• DATA TO USE:
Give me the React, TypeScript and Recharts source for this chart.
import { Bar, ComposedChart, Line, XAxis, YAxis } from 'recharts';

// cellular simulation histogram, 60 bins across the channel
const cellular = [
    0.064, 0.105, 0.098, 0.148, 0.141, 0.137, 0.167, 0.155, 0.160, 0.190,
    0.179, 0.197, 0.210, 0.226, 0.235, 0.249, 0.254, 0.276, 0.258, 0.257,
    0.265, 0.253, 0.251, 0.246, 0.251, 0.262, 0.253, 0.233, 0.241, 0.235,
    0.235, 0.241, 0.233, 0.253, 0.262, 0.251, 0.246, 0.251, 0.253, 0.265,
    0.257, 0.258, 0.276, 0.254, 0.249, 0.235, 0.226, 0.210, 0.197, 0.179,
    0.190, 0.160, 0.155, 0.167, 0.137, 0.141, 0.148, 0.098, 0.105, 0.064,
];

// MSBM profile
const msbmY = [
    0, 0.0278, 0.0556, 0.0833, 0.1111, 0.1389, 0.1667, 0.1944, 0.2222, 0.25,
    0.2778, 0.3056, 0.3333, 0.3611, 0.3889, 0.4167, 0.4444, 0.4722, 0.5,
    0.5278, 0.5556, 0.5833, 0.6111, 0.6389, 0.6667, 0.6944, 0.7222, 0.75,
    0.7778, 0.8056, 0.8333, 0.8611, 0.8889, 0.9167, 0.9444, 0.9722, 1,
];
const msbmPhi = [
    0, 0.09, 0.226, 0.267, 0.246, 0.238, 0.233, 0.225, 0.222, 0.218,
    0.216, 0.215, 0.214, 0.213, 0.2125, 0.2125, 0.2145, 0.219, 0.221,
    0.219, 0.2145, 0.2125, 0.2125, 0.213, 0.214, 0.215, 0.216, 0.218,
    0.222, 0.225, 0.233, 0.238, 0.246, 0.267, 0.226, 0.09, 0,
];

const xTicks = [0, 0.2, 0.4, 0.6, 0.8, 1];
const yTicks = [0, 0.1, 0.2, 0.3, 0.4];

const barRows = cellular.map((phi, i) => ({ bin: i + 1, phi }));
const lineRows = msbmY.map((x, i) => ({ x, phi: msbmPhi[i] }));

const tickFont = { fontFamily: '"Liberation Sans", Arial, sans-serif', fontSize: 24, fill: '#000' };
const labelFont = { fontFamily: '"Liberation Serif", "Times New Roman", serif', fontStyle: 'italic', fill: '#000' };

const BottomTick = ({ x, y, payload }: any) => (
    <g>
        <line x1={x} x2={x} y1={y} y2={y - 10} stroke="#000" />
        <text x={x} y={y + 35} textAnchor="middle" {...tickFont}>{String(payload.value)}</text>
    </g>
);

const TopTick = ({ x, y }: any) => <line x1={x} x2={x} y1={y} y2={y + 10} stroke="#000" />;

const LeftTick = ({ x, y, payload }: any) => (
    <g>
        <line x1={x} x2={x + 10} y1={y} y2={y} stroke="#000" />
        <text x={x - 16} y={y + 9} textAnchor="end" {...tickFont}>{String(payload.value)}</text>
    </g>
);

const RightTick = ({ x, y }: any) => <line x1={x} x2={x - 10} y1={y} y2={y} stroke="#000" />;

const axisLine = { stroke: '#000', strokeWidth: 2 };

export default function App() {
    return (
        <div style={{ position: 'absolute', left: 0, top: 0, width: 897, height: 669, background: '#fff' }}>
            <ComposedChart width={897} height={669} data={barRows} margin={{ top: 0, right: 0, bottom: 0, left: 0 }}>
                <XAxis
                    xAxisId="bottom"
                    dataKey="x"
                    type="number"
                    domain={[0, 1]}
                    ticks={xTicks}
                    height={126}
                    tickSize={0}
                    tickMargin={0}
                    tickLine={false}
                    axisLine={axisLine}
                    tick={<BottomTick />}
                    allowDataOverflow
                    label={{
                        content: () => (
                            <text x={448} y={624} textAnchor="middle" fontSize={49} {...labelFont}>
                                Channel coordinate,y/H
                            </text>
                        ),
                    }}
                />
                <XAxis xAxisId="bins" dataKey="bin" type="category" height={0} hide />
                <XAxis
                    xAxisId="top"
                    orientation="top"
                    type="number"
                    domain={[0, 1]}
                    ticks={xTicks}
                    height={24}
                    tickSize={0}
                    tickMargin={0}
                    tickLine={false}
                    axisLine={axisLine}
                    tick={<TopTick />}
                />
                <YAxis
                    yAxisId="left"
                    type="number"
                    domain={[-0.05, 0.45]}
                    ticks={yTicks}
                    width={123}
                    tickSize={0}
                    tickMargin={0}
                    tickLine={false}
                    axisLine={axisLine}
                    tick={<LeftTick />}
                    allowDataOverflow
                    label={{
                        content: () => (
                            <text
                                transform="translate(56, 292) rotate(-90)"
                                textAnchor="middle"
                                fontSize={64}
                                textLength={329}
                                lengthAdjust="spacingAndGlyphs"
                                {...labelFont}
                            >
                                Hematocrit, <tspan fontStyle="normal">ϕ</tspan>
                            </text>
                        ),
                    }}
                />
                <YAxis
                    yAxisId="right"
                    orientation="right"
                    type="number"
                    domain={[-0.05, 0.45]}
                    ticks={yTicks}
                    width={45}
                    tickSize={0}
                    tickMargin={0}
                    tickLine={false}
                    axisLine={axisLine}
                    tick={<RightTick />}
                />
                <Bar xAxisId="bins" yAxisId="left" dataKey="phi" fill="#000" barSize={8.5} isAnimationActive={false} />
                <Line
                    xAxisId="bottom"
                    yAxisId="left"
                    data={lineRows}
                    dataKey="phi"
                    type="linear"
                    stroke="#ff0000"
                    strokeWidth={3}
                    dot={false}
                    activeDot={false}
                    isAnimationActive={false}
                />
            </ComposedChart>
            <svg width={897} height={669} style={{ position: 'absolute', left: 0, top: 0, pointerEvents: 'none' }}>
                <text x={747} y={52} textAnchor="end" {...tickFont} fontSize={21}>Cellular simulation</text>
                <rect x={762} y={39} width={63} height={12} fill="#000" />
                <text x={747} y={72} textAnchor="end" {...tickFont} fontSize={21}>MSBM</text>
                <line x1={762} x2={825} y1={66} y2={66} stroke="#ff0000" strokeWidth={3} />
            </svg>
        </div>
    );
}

==

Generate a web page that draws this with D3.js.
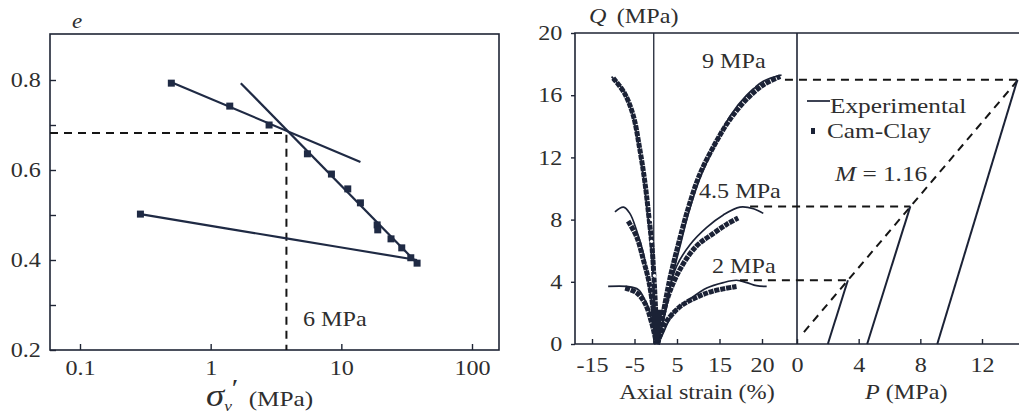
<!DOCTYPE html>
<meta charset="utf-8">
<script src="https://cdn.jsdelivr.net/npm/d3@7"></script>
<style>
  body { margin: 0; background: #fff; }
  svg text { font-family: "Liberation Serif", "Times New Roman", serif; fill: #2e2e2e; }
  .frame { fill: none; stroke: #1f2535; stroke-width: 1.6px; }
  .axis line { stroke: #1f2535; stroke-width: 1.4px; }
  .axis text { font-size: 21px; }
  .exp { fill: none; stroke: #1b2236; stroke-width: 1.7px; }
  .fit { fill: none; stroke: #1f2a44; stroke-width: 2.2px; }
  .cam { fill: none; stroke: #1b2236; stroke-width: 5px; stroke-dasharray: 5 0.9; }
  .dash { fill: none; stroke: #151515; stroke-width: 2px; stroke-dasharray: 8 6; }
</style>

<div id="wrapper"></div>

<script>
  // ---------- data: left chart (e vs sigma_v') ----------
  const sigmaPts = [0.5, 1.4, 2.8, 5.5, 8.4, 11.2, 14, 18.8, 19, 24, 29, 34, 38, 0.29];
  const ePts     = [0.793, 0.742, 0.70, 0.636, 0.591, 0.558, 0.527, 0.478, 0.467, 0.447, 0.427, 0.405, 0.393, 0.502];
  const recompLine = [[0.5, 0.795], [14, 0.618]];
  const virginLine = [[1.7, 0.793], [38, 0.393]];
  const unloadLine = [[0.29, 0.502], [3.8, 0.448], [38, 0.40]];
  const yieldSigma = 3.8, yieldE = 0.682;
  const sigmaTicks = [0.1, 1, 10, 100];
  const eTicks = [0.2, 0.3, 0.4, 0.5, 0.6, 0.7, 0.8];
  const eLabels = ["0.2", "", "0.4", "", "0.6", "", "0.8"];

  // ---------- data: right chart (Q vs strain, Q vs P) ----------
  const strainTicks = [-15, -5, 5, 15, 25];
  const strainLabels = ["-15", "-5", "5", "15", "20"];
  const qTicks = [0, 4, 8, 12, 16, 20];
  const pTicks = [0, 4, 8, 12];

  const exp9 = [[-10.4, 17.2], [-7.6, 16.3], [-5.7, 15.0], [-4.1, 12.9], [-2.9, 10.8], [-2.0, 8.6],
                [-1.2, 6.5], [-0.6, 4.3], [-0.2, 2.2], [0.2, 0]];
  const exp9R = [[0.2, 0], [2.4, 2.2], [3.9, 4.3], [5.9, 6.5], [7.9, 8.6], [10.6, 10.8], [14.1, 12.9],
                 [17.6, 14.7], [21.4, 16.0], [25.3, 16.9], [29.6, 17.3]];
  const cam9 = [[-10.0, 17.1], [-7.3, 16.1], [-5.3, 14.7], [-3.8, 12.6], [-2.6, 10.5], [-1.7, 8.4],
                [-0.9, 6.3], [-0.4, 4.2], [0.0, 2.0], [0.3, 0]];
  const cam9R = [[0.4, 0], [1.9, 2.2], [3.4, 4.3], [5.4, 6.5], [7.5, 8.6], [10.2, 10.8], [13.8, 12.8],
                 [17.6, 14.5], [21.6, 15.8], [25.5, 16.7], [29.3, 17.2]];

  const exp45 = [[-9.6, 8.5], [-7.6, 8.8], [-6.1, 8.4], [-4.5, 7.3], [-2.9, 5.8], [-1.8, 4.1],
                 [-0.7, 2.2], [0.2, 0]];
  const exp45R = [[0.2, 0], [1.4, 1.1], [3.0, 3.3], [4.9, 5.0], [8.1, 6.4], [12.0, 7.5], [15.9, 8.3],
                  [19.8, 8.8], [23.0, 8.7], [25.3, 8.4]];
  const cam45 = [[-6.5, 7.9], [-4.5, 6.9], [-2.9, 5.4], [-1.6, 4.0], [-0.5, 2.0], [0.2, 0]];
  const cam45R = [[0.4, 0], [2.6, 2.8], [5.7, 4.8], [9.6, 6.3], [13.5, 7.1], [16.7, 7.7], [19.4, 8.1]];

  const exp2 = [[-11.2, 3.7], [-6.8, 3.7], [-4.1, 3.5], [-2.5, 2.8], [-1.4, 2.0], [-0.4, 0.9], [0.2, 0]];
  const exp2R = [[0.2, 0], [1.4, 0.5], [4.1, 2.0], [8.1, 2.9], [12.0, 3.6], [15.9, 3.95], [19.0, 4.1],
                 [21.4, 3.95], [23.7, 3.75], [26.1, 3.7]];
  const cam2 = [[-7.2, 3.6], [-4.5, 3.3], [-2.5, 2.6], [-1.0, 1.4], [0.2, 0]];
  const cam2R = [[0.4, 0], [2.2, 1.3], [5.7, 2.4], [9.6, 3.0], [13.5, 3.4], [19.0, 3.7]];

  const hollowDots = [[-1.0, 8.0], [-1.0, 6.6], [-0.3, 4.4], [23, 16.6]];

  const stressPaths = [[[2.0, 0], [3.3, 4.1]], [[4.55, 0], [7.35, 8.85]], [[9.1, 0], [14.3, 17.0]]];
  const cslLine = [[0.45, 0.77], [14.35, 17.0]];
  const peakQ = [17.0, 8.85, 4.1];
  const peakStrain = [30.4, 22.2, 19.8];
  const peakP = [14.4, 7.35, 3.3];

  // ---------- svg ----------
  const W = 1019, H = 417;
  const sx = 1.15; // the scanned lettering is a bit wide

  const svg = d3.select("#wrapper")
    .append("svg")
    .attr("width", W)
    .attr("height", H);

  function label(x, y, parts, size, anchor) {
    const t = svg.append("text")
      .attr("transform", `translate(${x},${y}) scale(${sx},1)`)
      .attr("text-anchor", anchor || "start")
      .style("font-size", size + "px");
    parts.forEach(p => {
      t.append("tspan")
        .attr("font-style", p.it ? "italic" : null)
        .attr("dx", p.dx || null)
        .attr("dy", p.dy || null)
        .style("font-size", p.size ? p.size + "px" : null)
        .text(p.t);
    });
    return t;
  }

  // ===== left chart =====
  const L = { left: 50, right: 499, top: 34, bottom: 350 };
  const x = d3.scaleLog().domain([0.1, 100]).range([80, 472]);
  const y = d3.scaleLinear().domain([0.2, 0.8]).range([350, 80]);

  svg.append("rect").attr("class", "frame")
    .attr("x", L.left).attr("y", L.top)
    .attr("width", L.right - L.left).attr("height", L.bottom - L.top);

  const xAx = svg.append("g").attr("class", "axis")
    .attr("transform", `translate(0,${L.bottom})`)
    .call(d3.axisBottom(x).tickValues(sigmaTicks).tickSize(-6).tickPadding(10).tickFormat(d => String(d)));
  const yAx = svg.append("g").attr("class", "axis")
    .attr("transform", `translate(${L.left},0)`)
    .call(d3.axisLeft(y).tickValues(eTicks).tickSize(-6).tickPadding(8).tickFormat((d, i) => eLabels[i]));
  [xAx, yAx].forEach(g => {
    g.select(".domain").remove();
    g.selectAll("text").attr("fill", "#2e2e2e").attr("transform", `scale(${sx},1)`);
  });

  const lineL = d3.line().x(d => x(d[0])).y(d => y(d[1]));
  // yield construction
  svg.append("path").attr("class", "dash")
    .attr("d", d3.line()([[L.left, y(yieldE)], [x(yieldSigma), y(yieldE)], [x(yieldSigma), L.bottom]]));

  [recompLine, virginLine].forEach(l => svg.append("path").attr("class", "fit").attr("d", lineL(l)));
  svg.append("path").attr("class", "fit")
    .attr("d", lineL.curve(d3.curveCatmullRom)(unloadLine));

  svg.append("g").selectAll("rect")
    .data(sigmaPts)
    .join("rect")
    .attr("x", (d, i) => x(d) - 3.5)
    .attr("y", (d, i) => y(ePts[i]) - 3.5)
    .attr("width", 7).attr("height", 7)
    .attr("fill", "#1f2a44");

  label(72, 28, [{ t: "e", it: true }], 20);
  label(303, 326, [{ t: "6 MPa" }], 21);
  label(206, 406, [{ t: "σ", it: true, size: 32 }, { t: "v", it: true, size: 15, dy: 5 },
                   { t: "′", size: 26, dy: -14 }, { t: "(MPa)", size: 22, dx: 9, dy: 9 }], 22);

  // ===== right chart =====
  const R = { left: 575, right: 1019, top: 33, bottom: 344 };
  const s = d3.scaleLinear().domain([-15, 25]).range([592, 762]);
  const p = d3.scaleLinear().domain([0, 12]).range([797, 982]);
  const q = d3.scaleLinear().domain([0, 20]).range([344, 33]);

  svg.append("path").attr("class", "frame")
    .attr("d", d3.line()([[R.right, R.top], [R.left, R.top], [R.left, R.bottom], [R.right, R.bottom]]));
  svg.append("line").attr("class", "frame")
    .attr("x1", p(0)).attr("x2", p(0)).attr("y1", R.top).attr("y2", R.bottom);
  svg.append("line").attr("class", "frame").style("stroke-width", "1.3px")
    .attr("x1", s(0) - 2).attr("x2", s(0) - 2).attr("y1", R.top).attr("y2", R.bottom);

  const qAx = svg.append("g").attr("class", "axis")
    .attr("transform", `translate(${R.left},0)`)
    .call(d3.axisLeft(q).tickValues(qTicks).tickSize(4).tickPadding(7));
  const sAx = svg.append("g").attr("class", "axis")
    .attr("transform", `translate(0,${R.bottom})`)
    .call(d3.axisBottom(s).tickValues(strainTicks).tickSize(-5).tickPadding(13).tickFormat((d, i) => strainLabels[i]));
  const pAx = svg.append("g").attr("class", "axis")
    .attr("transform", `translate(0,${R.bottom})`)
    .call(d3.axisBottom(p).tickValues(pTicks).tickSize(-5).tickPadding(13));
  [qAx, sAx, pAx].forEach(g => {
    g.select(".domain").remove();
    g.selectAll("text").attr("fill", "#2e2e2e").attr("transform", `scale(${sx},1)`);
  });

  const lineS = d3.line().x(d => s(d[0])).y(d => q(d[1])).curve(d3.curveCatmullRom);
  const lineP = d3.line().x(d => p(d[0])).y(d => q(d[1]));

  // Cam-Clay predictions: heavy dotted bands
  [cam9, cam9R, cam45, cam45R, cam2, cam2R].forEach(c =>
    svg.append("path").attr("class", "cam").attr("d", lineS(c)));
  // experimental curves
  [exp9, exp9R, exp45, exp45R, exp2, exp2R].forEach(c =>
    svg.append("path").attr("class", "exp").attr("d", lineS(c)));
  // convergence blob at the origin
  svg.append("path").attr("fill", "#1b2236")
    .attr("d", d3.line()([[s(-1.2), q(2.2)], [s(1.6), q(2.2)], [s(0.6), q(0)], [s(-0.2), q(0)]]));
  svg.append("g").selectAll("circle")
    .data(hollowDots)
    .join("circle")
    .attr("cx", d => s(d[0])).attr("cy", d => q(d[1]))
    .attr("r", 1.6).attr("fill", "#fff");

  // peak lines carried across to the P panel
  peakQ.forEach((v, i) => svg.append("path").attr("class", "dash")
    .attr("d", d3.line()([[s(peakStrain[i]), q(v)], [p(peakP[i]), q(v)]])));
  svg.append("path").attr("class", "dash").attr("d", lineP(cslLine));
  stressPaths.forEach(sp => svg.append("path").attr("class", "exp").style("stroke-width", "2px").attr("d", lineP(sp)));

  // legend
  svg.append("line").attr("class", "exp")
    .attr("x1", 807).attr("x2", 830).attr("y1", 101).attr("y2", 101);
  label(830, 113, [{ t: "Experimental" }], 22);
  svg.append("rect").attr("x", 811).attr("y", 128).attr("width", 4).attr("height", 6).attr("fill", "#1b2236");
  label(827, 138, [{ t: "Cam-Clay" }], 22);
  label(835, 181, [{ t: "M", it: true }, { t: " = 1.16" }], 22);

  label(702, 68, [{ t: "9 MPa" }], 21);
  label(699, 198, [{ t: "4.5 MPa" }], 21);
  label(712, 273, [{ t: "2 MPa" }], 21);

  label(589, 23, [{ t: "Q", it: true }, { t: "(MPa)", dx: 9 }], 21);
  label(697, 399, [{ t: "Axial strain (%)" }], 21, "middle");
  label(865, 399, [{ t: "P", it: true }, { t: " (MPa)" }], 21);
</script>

==

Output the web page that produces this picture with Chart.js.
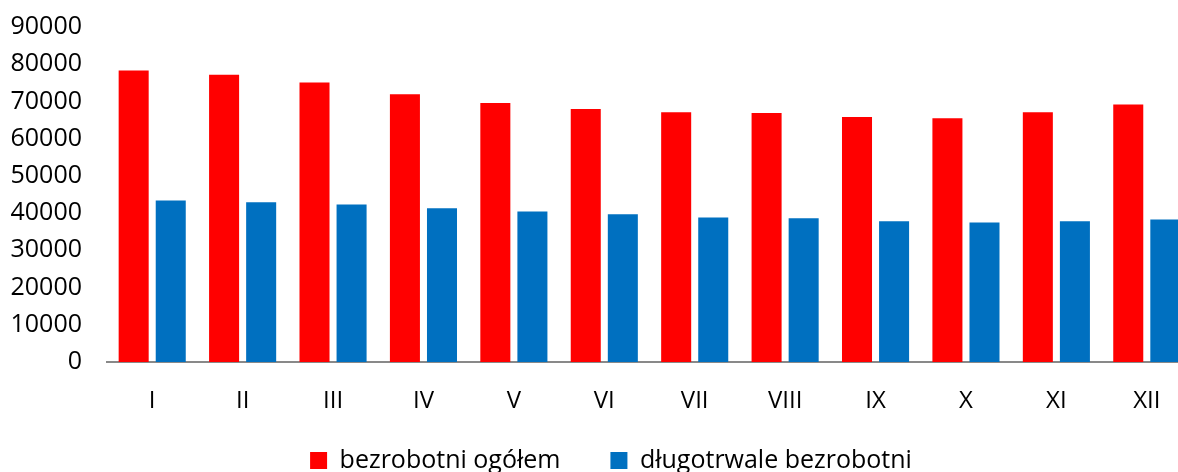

• SHORT EXERCISE: Starting at the line that contains "Give me the" and ending at the line that contains "Line, XAxis, YAxis", repeat each line exactly, both ends included, and nothing else.

• TASK RESPONSE:
Give me the React, TypeScript and Recharts source for this chart.
import { Bar, ComposedChart, Line, XAxis, YAxis } from 'recharts';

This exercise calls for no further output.